A story from the late 1990's resurfaces...
We no longer hear about all the patent owners who've been stuffed by the MOD because their work was classified and suppressed by the state on 'National Security' grounds.
They've had cause for complaint - and no compensation from HMG - when overseas companies have independently invented and manufactured widgets that use the same idea. Needless to say, the MoD has prevented them from challenging the patents by citing 'Prior Art' buried in files marked 'classified'.
All in all, very shabby treatment and an excellent reason to file your patents in another EU jurisdiction.
For obvious reasons, there are no published statistics.

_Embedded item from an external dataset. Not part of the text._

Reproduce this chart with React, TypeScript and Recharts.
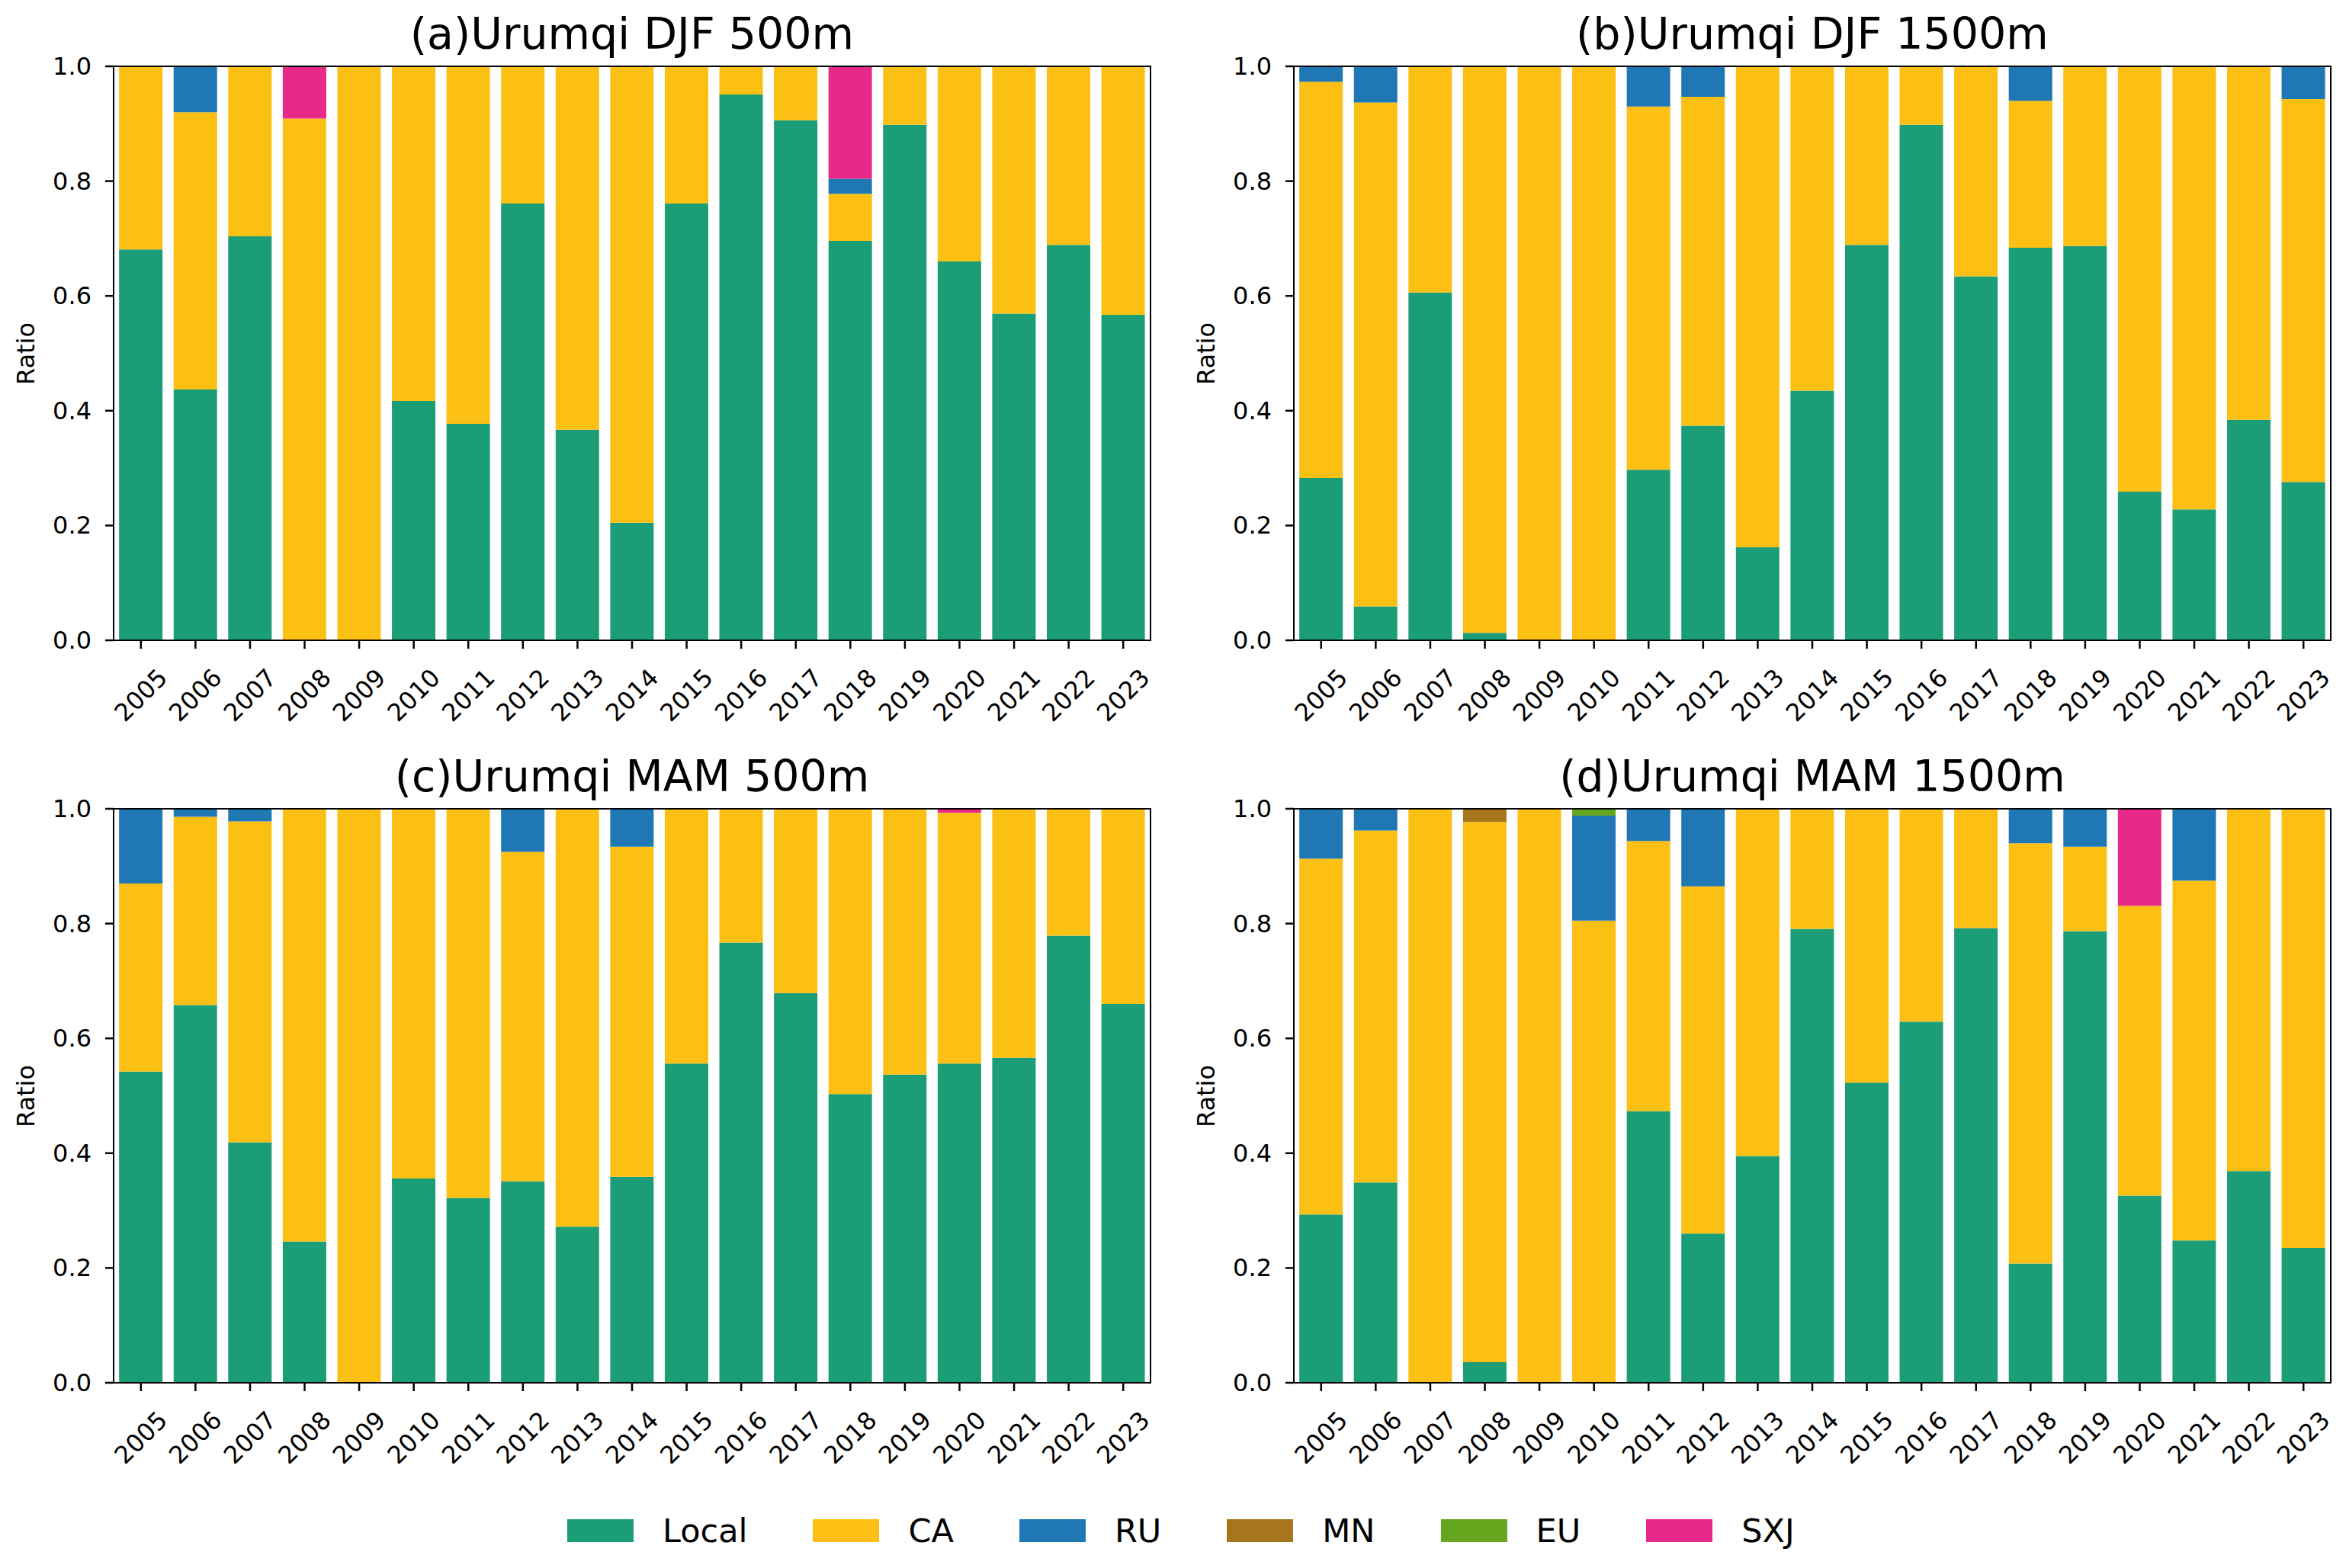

Why do I mention this today? Many of these ideas weren't suppressed and forgotten: they were used in real weapons systems - Otto Frisch and his classified patent on the chain reaction being the poster child. But an awful lot of it is rumoured to related to telecomms and electronic surveillance.
Of course, the large patent-owners are mainly the existing defence contractors, and there's always been a quiet quid pro quo for classifying their discoveries: they get to build the secret widgets on contracts without competitive tenders and all external scrutiny is suppressed by the Official Secrets Act. It's the small inventors who've been screwed, and the current state of British Patent law is that enforcing a patent in the courts is a game for millionaires: Official Secrecy and the dead hand of HMG is just another flavour of being screwed.
But the small players' discoveries were all investigated and documented by the organisation that is now Qinetiq - who else do you think vetted the original applications? Which places the company in an interesting position - they've built some of these widgets and passed them on to GCHQ, among others, knowing full well that the original inventors are prevented from claiming a licence fee or even knowing about it.
Or rather, they *were* prevented. Qinetiq is now a public company and some of this is going to come to light.
Also, we now know from this recent article that Qinetiq has passed on ideas to the US, where the DoD and the NSA's tame contractors have built the widgets at Pentagon Cost-Plus mark-ups: a public-information request in the USA could yield some interesting legal claims. So taking the technology across the Atlantic gives the struggling British Boffin a chance to relocate his garden shed to Monaco or the Cayman Islands with a little bit of IP blackmail: Her Majesty's Government can't suppress a threat to make a prior art claim in the USA...Can they?